Regarding Zera Yacob’s discussion of marriage, it’s worth noting that monasticism was (and still is) very prominent in Ethiopia. (The picture at the head of this post is one I shot of a couple of monks in Lalibela in 2002.)
Marriage is an interesting case to think about in a bit more detail, because it’s really not nearly so straightforward as Zera Yacob supposes, and that shows the limits of this kind of a priori moral philosophizing. Marriage is, no doubt, suitable for human beings, and, as a matter of equity, it seems fair that each person should have one and only one spouse. But that’s hardly the end of the question. Let’s take at what Paul says about marriage in 1 Corinthians 7:25–35:
Now concerning the betrothed, I have no command from the Lord, but I give my judgment as one who by the Lord’s mercy is trustworthy. I think that in view of the present distress it is good for a person to remain as he is. Are you bound to a wife? Do not seek to be free. Are you free from a wife? Do not seek a wife. But if you do marry, you have not sinned, and if a betrothed woman marries, she has not sinned. Yet those who marry will have worldly troubles, and I would spare you that. This is what I mean, brothers: the appointed time has grown very short. From now on, let those who have wives live as though they had none, and those who mourn as though they were not mourning, and those who rejoice as though they were not rejoicing, and those who buy as though they had no goods, and those who deal with the world as though they had no dealings with it. For the present form of this world is passing away. I want you to be free from anxieties. The unmarried man is anxious about the things of the Lord, how to please the Lord. But the married man is anxious about worldly things, how to please his wife, and his interests are divided. And the unmarried or betrothed woman is anxious about the things of the Lord, how to be holy in body and spirit. But the married woman is anxious about worldly things, how to please her husband. I say this for your own benefit, not to lay any restraint upon you, but to promote good order and to secure your undivided devotion to the Lord.
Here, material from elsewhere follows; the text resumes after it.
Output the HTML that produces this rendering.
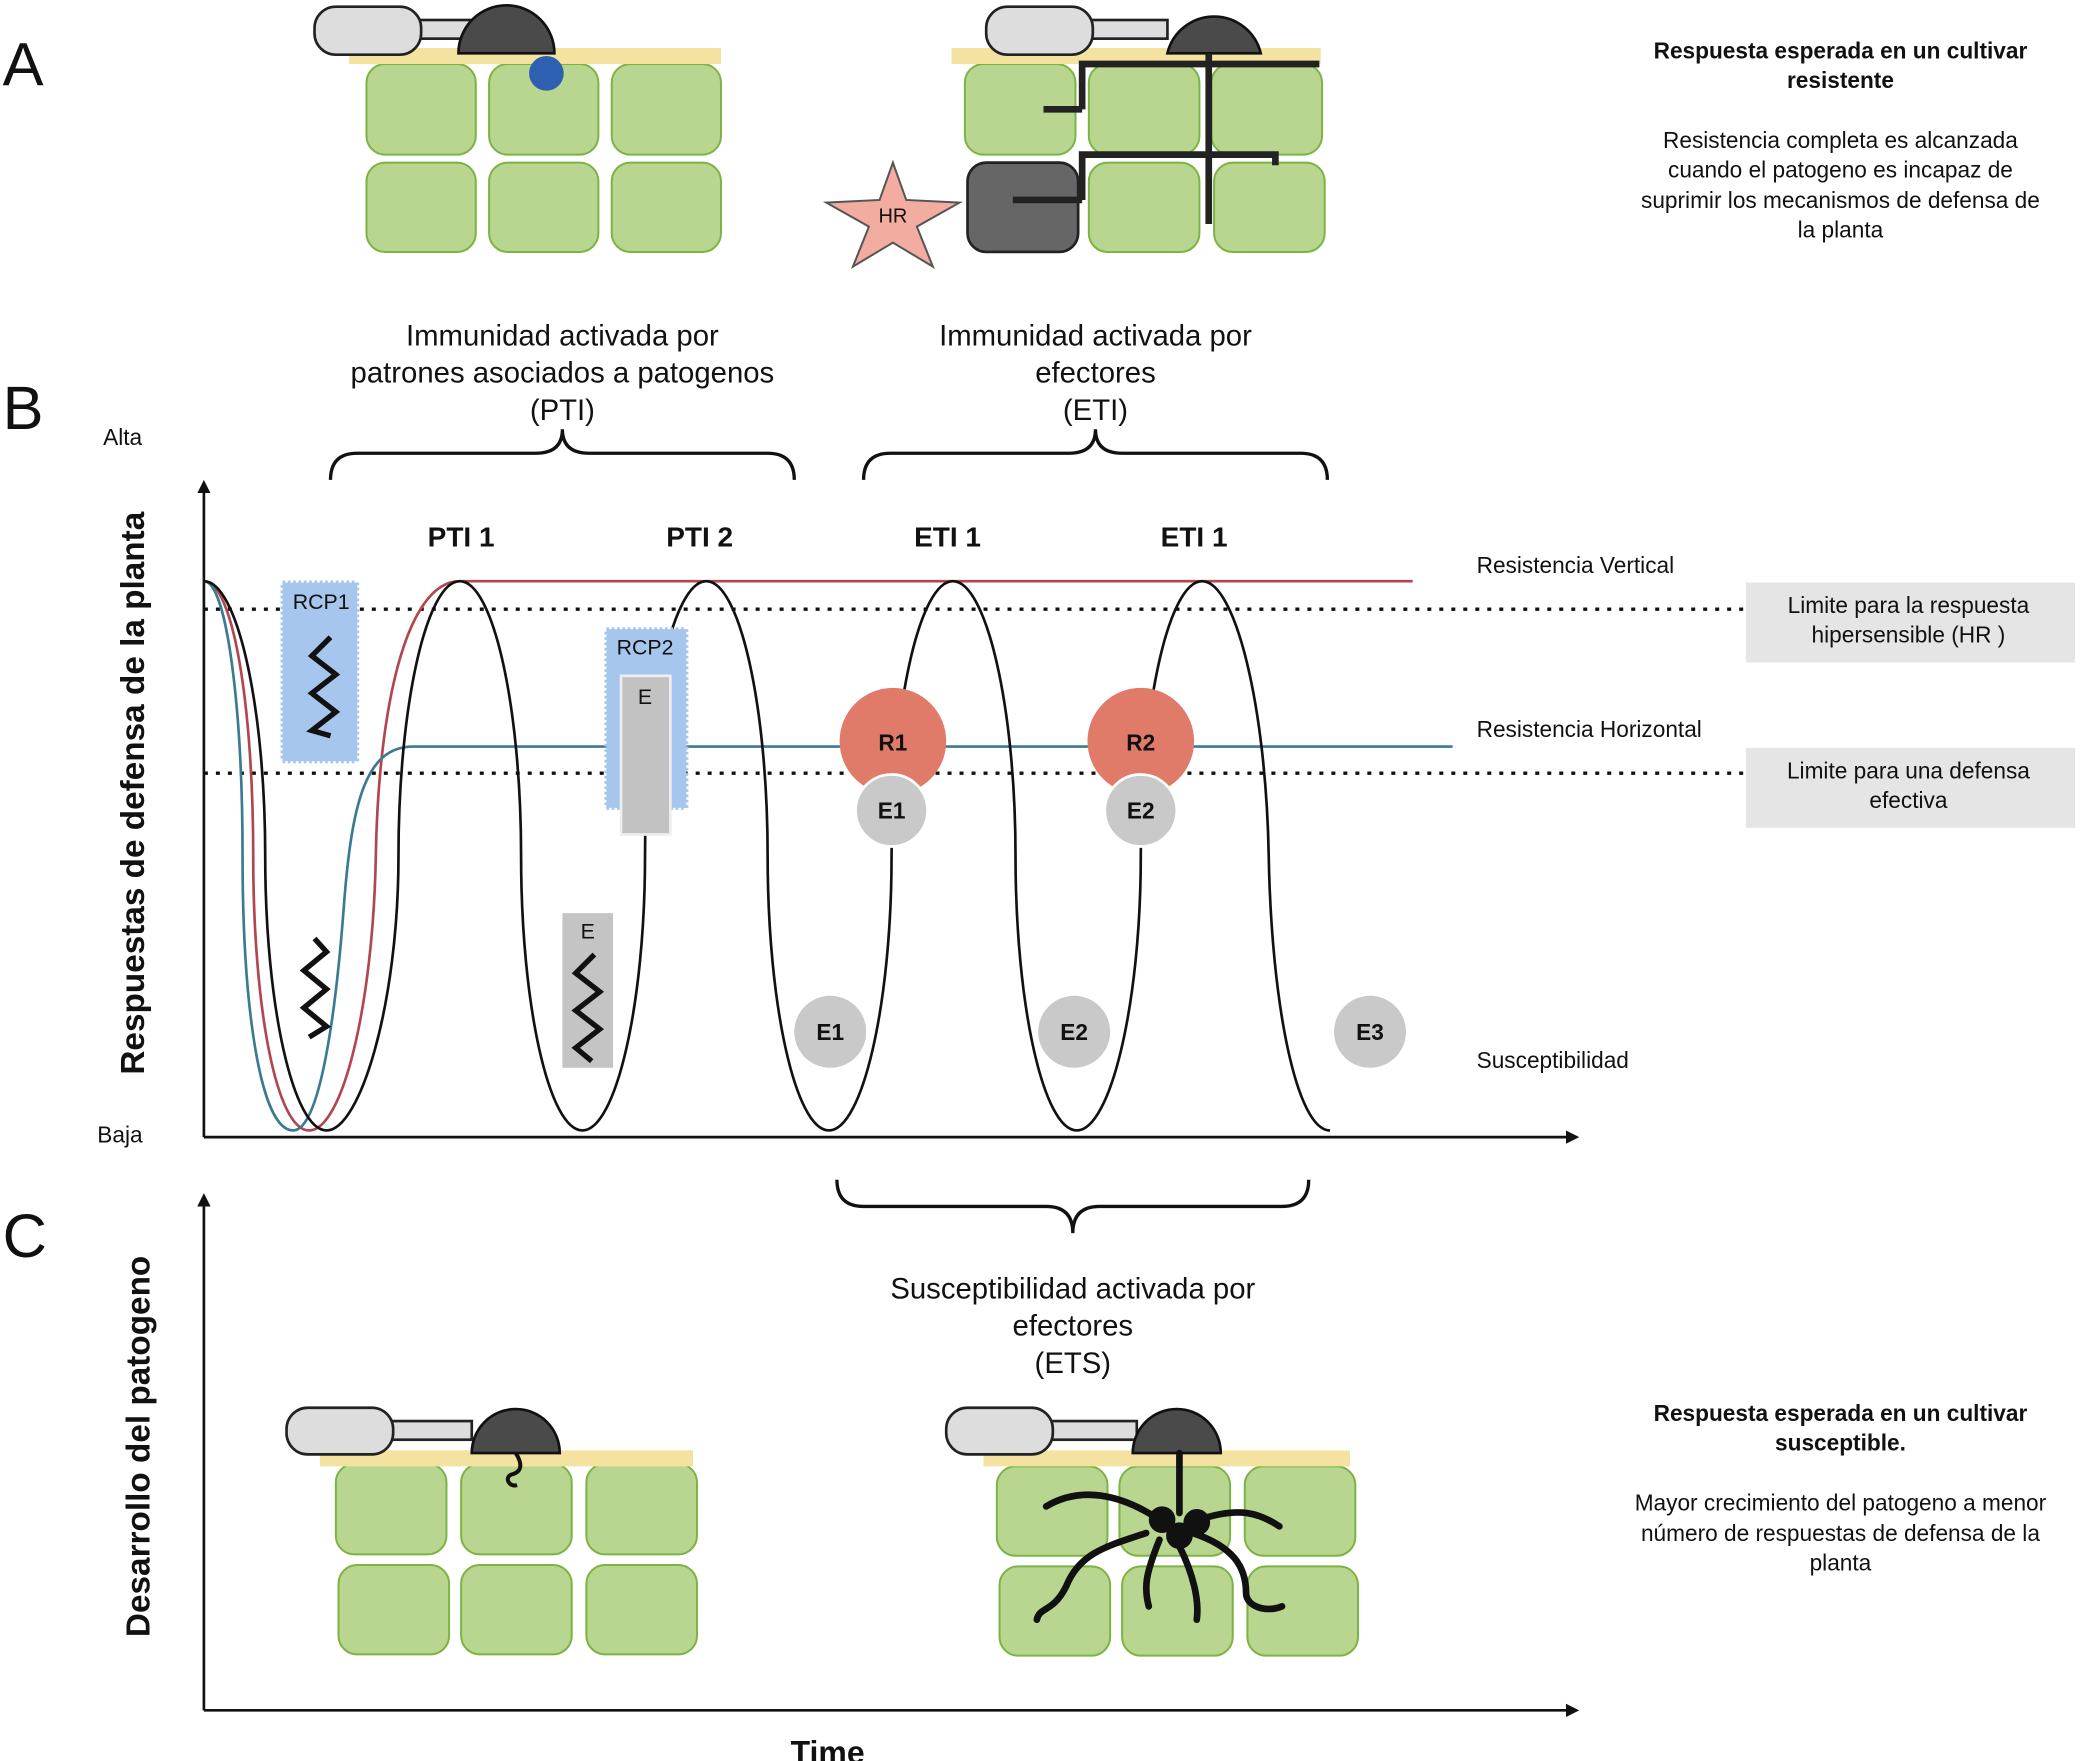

Whatever the situation in Ethiopia, this isn’t terribly doctrinaire. But the key point is that Paul thinks there are special circumstances (namely the coming of Christ) that make it wise not to marry. If you don’t agree with Paul about those special circumstances, then of course you won’t see marriage his way either. The facts change things.
Polygamy is an interesting case, too (or more specifically polgyny, since polyandry is very uncommon). No doubt some men will suffer if other men monopolize multiple women. But is everyone entitled to a spouse? No doubt many women would rather be the second or third wife of a high-status man than the first wife of a low-status man. That’s unfortunate for low status men, but why should women be compelled to marry them? Well, there’s a practical reason: lots of single men with no access to women are a social hazard. This is, historically speaking, quite likely one of the reasons monogamy is in fact so widely practiced. (For an engaging discussion of such matters, see The Moral Animal by Robert Wright.) To my mind this is a better—though less obvious—justification for monogamy than Zera Yacob’s. Again, the historical and social context matters, and in un-obvious ways.
An implication: one of the reasons not to be too dismissive of the revelation in favour of one’s own `wisdom’ is that, most of the time, most of us don’t know why we do what we do, or why we should (or shouldn’t) do it.